TASK PROMPT
Check each line of the records below and collect those that include the word "this".

MATERIAL PROVIDED
◆ ◆ ◆ ◆ ◆
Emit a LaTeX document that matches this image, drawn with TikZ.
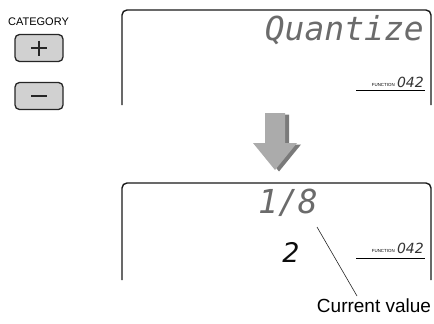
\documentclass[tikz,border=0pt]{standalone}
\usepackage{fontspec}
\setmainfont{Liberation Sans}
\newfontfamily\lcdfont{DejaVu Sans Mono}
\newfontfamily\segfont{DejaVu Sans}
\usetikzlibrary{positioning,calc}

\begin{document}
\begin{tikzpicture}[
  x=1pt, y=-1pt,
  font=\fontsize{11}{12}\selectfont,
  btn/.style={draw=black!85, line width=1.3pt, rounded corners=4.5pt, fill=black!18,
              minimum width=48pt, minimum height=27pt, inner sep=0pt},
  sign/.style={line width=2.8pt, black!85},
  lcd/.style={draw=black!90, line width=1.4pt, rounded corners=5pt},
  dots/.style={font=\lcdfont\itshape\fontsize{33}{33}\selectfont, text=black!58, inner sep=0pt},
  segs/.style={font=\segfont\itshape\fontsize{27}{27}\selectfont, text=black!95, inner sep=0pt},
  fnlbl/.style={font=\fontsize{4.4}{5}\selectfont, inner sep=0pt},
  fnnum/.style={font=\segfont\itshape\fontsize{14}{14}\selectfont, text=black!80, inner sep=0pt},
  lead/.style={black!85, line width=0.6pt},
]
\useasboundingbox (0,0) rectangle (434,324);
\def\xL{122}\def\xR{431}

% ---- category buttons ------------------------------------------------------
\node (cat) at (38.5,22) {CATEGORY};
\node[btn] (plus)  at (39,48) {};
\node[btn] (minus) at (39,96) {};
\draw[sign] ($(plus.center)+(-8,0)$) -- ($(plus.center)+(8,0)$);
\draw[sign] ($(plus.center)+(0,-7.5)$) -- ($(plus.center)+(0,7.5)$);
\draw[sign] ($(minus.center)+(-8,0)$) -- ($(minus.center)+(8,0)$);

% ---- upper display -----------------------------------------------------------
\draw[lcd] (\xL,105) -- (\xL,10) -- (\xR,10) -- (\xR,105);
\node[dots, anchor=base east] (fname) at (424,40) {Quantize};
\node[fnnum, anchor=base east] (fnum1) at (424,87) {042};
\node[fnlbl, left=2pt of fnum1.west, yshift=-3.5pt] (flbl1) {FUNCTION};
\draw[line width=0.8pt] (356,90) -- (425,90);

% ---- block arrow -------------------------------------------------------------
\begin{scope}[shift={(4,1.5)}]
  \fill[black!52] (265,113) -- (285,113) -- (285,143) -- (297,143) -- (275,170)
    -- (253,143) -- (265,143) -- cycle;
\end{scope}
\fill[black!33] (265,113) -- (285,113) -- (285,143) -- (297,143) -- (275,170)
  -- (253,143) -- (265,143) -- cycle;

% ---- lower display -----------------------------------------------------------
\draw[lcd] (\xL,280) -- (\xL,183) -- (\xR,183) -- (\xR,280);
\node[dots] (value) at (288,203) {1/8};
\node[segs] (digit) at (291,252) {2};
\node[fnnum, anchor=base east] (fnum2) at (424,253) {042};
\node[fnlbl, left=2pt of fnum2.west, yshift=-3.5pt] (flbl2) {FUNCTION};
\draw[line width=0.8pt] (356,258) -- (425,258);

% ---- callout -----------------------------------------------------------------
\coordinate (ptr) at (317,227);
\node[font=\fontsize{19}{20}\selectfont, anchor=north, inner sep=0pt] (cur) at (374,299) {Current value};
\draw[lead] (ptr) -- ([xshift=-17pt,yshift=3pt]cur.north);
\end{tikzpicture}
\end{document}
◆ ◆ ◆ ◆ ◆
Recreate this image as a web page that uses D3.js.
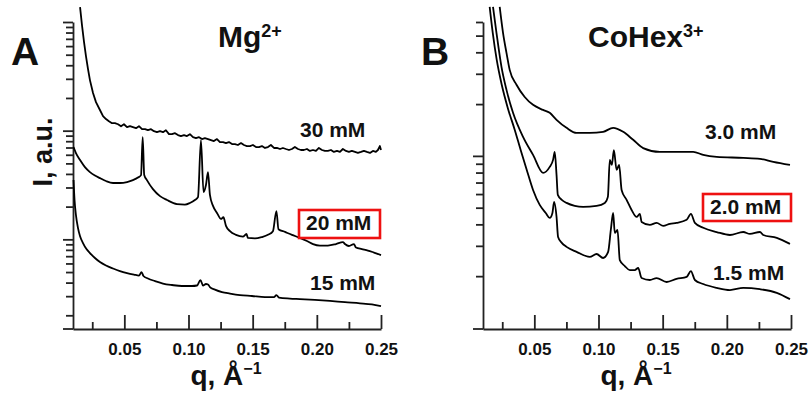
◆ ◆ ◆ ◆ ◆
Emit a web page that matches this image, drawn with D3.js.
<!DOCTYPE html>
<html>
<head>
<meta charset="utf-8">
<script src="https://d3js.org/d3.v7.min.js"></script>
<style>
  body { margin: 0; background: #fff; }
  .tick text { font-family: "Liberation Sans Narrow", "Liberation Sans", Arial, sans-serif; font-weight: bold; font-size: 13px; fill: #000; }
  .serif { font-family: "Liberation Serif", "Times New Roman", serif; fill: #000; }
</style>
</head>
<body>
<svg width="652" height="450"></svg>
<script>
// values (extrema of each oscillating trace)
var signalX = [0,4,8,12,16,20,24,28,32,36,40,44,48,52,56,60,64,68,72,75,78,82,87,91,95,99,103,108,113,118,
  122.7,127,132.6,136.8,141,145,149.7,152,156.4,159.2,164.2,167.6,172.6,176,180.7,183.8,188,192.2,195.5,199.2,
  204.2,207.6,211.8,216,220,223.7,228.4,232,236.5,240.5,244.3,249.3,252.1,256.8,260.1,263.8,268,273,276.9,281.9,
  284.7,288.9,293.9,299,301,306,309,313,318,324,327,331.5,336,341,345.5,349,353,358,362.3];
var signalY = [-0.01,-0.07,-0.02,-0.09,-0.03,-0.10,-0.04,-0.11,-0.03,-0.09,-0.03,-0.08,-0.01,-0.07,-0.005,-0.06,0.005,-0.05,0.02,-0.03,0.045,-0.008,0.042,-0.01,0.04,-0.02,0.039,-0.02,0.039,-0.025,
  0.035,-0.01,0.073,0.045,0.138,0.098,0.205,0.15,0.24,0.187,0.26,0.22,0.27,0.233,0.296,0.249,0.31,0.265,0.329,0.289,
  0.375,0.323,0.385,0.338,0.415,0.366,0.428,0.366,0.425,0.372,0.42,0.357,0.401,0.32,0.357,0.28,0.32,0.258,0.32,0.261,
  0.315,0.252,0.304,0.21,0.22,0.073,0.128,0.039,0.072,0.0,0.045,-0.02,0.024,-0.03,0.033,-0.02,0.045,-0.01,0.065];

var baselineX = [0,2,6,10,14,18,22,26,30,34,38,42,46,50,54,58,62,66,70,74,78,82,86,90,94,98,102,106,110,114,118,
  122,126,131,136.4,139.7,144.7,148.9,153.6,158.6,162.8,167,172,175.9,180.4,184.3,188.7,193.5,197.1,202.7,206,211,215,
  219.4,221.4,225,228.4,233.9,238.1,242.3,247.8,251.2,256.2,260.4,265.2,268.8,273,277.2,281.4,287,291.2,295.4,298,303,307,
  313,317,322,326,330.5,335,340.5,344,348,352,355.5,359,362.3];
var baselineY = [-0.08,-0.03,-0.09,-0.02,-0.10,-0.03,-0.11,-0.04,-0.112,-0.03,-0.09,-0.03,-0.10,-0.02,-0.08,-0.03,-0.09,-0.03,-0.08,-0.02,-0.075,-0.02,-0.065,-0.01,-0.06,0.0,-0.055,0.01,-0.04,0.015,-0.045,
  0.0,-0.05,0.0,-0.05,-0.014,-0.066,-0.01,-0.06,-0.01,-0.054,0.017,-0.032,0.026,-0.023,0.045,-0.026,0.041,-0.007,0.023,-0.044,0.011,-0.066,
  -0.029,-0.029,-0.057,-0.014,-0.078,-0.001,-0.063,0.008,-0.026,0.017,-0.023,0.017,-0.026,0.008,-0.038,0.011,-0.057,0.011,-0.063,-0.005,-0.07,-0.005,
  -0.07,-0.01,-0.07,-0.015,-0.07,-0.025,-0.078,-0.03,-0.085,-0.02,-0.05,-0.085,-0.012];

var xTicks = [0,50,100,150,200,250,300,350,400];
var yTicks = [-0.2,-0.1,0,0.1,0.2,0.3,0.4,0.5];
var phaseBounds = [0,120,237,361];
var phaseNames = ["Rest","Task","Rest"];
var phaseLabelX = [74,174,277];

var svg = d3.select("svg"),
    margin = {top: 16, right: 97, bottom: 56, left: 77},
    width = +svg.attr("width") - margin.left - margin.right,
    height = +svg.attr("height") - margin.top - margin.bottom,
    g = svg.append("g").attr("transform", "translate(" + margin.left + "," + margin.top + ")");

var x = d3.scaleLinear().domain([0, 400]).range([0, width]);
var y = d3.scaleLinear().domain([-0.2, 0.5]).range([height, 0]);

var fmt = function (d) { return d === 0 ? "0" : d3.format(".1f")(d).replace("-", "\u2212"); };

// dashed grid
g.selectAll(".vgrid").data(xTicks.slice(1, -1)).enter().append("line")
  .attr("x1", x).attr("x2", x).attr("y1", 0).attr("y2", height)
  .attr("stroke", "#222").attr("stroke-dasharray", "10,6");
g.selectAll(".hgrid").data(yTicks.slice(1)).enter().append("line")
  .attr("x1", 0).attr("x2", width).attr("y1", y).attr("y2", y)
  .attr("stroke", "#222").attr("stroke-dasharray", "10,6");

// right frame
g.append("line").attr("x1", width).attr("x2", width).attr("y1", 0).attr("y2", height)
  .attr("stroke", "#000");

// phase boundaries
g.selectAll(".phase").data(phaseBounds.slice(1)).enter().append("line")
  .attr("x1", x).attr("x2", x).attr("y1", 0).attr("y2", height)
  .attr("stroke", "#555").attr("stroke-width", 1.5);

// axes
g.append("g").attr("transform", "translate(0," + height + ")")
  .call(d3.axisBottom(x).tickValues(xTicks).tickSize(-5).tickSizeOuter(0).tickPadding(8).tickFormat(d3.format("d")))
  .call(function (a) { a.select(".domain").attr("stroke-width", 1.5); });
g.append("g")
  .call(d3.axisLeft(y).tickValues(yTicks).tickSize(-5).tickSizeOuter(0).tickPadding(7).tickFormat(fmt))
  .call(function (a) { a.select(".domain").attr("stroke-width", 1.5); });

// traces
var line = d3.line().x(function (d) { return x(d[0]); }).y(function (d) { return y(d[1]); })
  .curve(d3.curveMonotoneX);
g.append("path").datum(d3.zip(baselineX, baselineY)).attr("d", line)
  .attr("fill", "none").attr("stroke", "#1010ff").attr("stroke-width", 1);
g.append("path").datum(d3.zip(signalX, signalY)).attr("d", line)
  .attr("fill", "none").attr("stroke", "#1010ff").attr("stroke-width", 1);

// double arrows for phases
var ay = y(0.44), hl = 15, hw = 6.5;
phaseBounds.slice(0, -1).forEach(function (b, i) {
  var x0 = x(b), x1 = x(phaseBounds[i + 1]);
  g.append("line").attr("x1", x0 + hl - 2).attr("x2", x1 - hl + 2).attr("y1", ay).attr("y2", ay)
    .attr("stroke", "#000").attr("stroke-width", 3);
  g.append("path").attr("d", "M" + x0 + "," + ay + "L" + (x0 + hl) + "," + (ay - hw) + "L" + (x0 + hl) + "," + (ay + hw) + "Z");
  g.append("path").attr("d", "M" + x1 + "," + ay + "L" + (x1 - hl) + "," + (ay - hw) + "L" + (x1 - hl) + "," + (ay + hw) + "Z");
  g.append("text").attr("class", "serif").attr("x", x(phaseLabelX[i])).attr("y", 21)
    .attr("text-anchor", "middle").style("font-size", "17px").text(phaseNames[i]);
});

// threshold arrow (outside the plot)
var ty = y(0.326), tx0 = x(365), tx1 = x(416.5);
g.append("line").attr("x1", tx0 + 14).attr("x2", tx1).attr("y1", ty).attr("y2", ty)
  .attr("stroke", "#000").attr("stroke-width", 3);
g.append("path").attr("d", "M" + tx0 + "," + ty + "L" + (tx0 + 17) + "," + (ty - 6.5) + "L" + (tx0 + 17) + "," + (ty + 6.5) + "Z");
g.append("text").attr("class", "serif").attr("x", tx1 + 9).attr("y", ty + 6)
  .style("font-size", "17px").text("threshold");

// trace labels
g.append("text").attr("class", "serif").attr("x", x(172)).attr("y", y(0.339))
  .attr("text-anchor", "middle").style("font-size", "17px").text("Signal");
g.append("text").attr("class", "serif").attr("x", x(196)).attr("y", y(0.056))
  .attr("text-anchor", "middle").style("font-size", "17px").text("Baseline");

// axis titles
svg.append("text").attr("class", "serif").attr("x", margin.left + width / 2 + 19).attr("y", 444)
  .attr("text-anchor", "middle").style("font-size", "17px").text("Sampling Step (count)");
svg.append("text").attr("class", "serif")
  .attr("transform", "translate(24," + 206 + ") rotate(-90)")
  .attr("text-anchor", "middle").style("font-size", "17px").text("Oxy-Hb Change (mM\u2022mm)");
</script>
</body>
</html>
◆ ◆ ◆ ◆ ◆
FULL SOLUTION
Emit a LaTeX document that matches this image, drawn with TikZ.
Recreate this image as a web page that uses D3.js.
Emit a web page that matches this image, drawn with D3.js.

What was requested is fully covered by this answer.